Because of the assumption that women of certain classes do not have sexually transmissible diseases, medical practitioners may miss a diagnosis or may not provide information necessary to keep us safe. Contrary to common stereotypes, in the United States, women with the highest education have the most sex partners on average.63

Another result of the false dichotomy between groups of people is that not much effort has been put into preventing the spread of the disease in "low-risk" groups. And where we believe the incidence of sexually transmissible diseases is low, we tend not to practice safer sex because we don't think we need to. In fact, one study suggests that merely 17 percent of heterosexual men with multiple partners use condoms.64 Educators may falsely assume that "low-risk" women do not need information on how to avoid the disease. In reality, anyone can be infected. On one college campus, for instance, half of the women were infected with chlamydia.65 And 17 to 46 percent of female college students have HPV infections.66 All groups at this point include some people with HIV infection. There are no low-risk groups of people, only high- and low-risk activities or behaviors.

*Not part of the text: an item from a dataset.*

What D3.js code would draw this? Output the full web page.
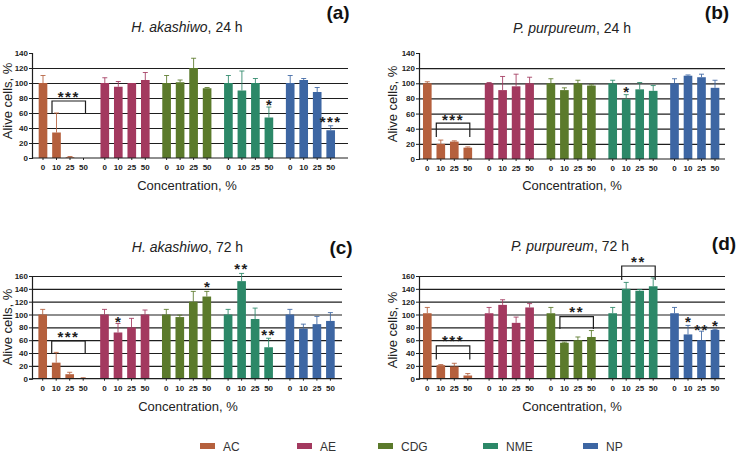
<!DOCTYPE html>
<html><head><meta charset="utf-8">
<script src="https://cdn.jsdelivr.net/npm/d3@7/dist/d3.min.js"></script>
<style>
html,body{margin:0;padding:0;background:#fff;}
svg{display:block;font-family:"Liberation Sans",Arial,sans-serif;}
</style></head>
<body><svg id="c" width="740" height="453"></svg>
<script>
// ---------- data ----------
const treatments = ["AC","AE","CDG","NME","NP"];
const concentrations = ["0","10","25","50"];
const colors = ["#b5603d","#a3395f","#5b7a2b","#2c8868","#3d66a3"];

// panel (a) H. akashiwo 24 h : mean per treatment x concentration, and mean+SD
const meanA = [[100,34,1,0],[100,95,100,104],[100,101,120,93],[100,90,100,54],[100,104,88,37]];
const errA  = [[110,60,2,0],[107,102,100,114],[110,104,133,94],[110,116,106,68],[110,106,94,43]];
// panel (b) P. purpureum 24 h
const meanB = [[100,20,23,15],[100,91,96,100],[100,91,100,97],[100,79,92,90],[100,110,108,94]];
const errB  = [[102,25,24,16],[101,109,112,108],[106,94,104,98],[104,85,101,97],[106,111,112,104]];
// panel (c) H. akashiwo 72 h
const meanC = [[100,25,7,1],[100,72,80,100],[100,96,120,128],[100,152,93,49],[100,78,85,90]];
const errC  = [[108,41,10,1.5],[108,86,94,107],[108,99,136,136],[108,164,110,63],[108,85,97,103]];
// panel (d) P. purpureum 72 h
const meanD = [[102,21,19,5],[102,115,87,111],[102,56,60,65],[102,140,137,144],[102,69,60,76]];
const errD  = [[111,22,24,8],[111,123,96,117],[111,57,65,75],[111,150,139,157],[111,83,74,77]];

const yTicks24 = [0,20,40,60,80,100,120,140];
const yTicks72 = [0,20,40,60,80,100,120,140,160];
const grid24 = [20,40,60,80,100,120];
const grid72 = [20,40,60,80,100,120,140,160];

// significance marks: [treatment index, from conc, to conc, bracket top, bracket ends, label, label level]
const sigA = [[0,1,3,76,60,"***",85],[3,3,3,null,null,"*",75],[4,3,3,null,null,"***",52]];
const sigB = [[0,1,3,47.5,29,"***",56],[3,1,1,null,null,"*",92]];
const sigC = [[0,1,3,59,39.5,"***",70],[1,1,1,null,null,"*",93],[2,3,3,null,null,"*",147],[3,1,1,null,null,"**",175],[3,3,3,null,null,"**",72]];
const sigD = [[0,1,3,51,30,"***",63],[2,1,3,96.6,77.4,"**",108],[3,1,3,175.6,153.8,"**",186],[4,1,1,null,null,"*",93],[4,2,2,null,null,"**",81],[4,3,3,null,null,"*",87]];

const titles = [["H. akashiwo",", 24 h"],["P. purpureum",", 24 h"],["H. akashiwo",", 72 h"],["P. purpureum",", 72 h"]];
const tags = ["(a)","(b)","(c)","(d)"];
const yLabel = "Alive cells, %";
const xLabel = "Concentration, %";

// ---------- layout ----------
const panels = [
  {mean:meanA, err:errA, sig:sigA, ticks:yTicks24, grid:grid24, max:140, ox:32, y0:158, yTop:53, right:348, first:43,
   tx:187, ty:32, gx:338, gy:19, lx:187, ly:190, ylx:12, yly:101},
  {mean:meanB, err:errB, sig:sigB, ticks:yTicks24, grid:grid24, max:140, ox:419, y0:159, yTop:53, right:725, first:427.3,
   tx:572, ty:33, gx:717, gy:19, lx:572, ly:190, ylx:397, yly:104},
  {mean:meanC, err:errC, sig:sigC, ticks:yTicks72, grid:grid72, max:160, ox:32, y0:378.7, yTop:276, right:342, first:42.7,
   tx:187.5, ty:252, gx:341, gy:254, lx:188, ly:411, ylx:12, yly:327},
  {mean:meanD, err:errD, sig:sigD, ticks:yTicks72, grid:grid72, max:160, ox:419, y0:378.7, yTop:276, right:725, first:427.3,
   tx:570, ty:251, gx:724, gy:250, lx:572, ly:411, ylx:397, yly:330}
];

const svg = d3.select("#c");
const groupStep = 61.8, barStep = 13.5;

panels.forEach((p, pi) => {
  const g = svg.append("g");
  const y = d3.scaleLinear().domain([0, p.max]).range([p.y0, p.yTop]);
  const start = p.first - barStep/2;
  const xg = d3.scaleBand().domain(treatments)
    .range([start, start + 4*groupStep + 4*barStep]).paddingInner(1 - 4*barStep/groupStep).paddingOuter(0);
  const xi = d3.scaleBand().domain(concentrations).range([0, xg.bandwidth()]).paddingInner(0.36).paddingOuter(0.18);

  // gridlines
  g.append("g").attr("transform", `translate(${p.ox},0)`)
    .call(d3.axisRight(y).tickValues(p.grid).tickSize(p.right - p.ox).tickFormat(""))
    .call(s => s.select(".domain").remove())
    .call(s => s.selectAll("line").attr("stroke", "#1e1e1e").attr("stroke-width", 1.2));

  // bars + error bars
  treatments.forEach((t, ti) => {
    const gg = g.append("g").attr("transform", `translate(${xg(t)},0)`);
    const rows = concentrations.map((c, ci) => ({c, v: p.mean[ti][ci], e: p.err[ti][ci]}));
    gg.selectAll("line.eb").data(rows).join("line").attr("class","eb")
      .attr("x1", d => xi(d.c) + xi.bandwidth()/2).attr("x2", d => xi(d.c) + xi.bandwidth()/2)
      .attr("y1", d => y(d.v)).attr("y2", d => y(d.e))
      .attr("stroke", colors[ti]).attr("stroke-width", 1).attr("opacity", 0.85);
    gg.selectAll("line.cap").data(rows.filter(d => d.e > d.v)).join("line").attr("class","cap")
      .attr("x1", d => xi(d.c) + xi.bandwidth()/2 - 2.5).attr("x2", d => xi(d.c) + xi.bandwidth()/2 + 2.5)
      .attr("y1", d => y(d.e)).attr("y2", d => y(d.e))
      .attr("stroke", colors[ti]).attr("stroke-width", 1).attr("opacity", 0.85);
    gg.selectAll("rect").data(rows).join("rect")
      .attr("x", d => xi(d.c)).attr("width", xi.bandwidth())
      .attr("y", d => y(d.v)).attr("height", d => p.y0 - y(d.v))
      .attr("fill", colors[ti]);
    // x axis per group
    gg.append("g").attr("transform", `translate(0,${p.y0})`)
      .call(d3.axisBottom(xi).tickSize(2).tickPadding(4.3))
      .call(s => s.select(".domain").remove())
      .call(s => s.selectAll("text").attr("font-size", 8).attr("font-weight", "bold")
        .attr("font-family", "Liberation Sans, Arial, sans-serif").attr("fill", "#222"))
      .call(s => s.selectAll("line").attr("stroke", "#222"));
  });

  // baseline
  g.append("line").attr("x1", p.ox).attr("x2", p.right).attr("y1", p.y0).attr("y2", p.y0)
    .attr("stroke", "#1e1e1e").attr("stroke-width", 1.2);

  // y axis
  g.append("g").attr("transform", `translate(${p.ox},0)`)
    .call(d3.axisLeft(y).tickValues(p.ticks).tickSize(3).tickPadding(1))
    .call(s => s.select(".domain").attr("stroke", "#1e1e1e").attr("stroke-width", 1.2))
    .call(s => s.selectAll("line").attr("stroke", "#1e1e1e"))
    .call(s => s.selectAll("text").attr("font-size", 8).attr("font-weight", "bold")
      .attr("font-family", "Liberation Sans, Arial, sans-serif").attr("fill", "#222"));

  // significance
  p.sig.forEach(([ti, a, b, top, ends, lab, lev]) => {
    const cx = c => xg(treatments[ti]) + xi(concentrations[c]) + xi.bandwidth()/2;
    let mid;
    if (top !== null) {
      const xa = cx(a) - 4.5, xb = cx(b) + 2;
      g.append("path")
        .attr("d", `M${xa},${y(ends)}V${y(top)}H${xb}V${y(ends)}`)
        .attr("fill", "none").attr("stroke", "#1e1e1e").attr("stroke-width", 1.2);
      mid = (xa + xb) / 2;
    } else {
      mid = cx(a);
    }
    g.append("text").attr("x", mid).attr("y", y(lev) + 8)
      .attr("text-anchor", "middle").attr("font-size", 15).attr("font-weight", "bold")
      .attr("letter-spacing", lab.length > 1 ? 1.5 : 0)
      .attr("fill", "#1e1e1e").text(lab);
  });

  // titles
  const tt = g.append("text").attr("x", p.tx).attr("y", p.ty).attr("text-anchor", "middle")
    .attr("font-size", 14).attr("fill", "#222");
  tt.append("tspan").attr("font-style", "italic").text(titles[pi][0]);
  tt.append("tspan").text(titles[pi][1]);
  g.append("text").attr("x", p.gx).attr("y", p.gy).attr("text-anchor", "middle")
    .attr("font-size", 19).attr("font-weight", "bold").attr("fill", "#111").text(tags[pi]);
  g.append("text").attr("x", p.lx).attr("y", p.ly).attr("text-anchor", "middle")
    .attr("font-size", 13).attr("fill", "#222").text(xLabel);
  g.append("text").attr("transform", `translate(${p.ylx},${p.yly}) rotate(-90)`)
    .attr("text-anchor", "middle").attr("font-size", 13).attr("fill", "#222").text(yLabel);
});

// legend
const legendX = [200, 297, 378, 483, 583];
const lg = svg.append("g").selectAll("g").data(treatments).join("g")
  .attr("transform", (d, i) => `translate(${legendX[i]},446)`);
lg.append("rect").attr("x", 0).attr("y", -3).attr("width", 15).attr("height", 6)
  .attr("fill", (d, i) => colors[i]);
lg.append("text").attr("x", 23).attr("y", 4.5).attr("font-size", 12).attr("fill", "#333").text(d => d);
</script>
</body></html>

Every woman is vulnerable to this disease. No woman should say, "That's not me. " That's what I did in 1984, and I'm sorry I did it. In 1984, for me, this was a gay disease. And I made choices based on that misassumption.62

Finally, anyone in a "high risk" group is unfairly stigmatized as likely to have the disease, regardless of behavior or actual health status. Fortunately, the Centers for Disease Control and Prevention now talk less about "high-risk groups" and classify people with HIV according to the way they were probably exposed; for example, by heterosexual sex or injection drug use.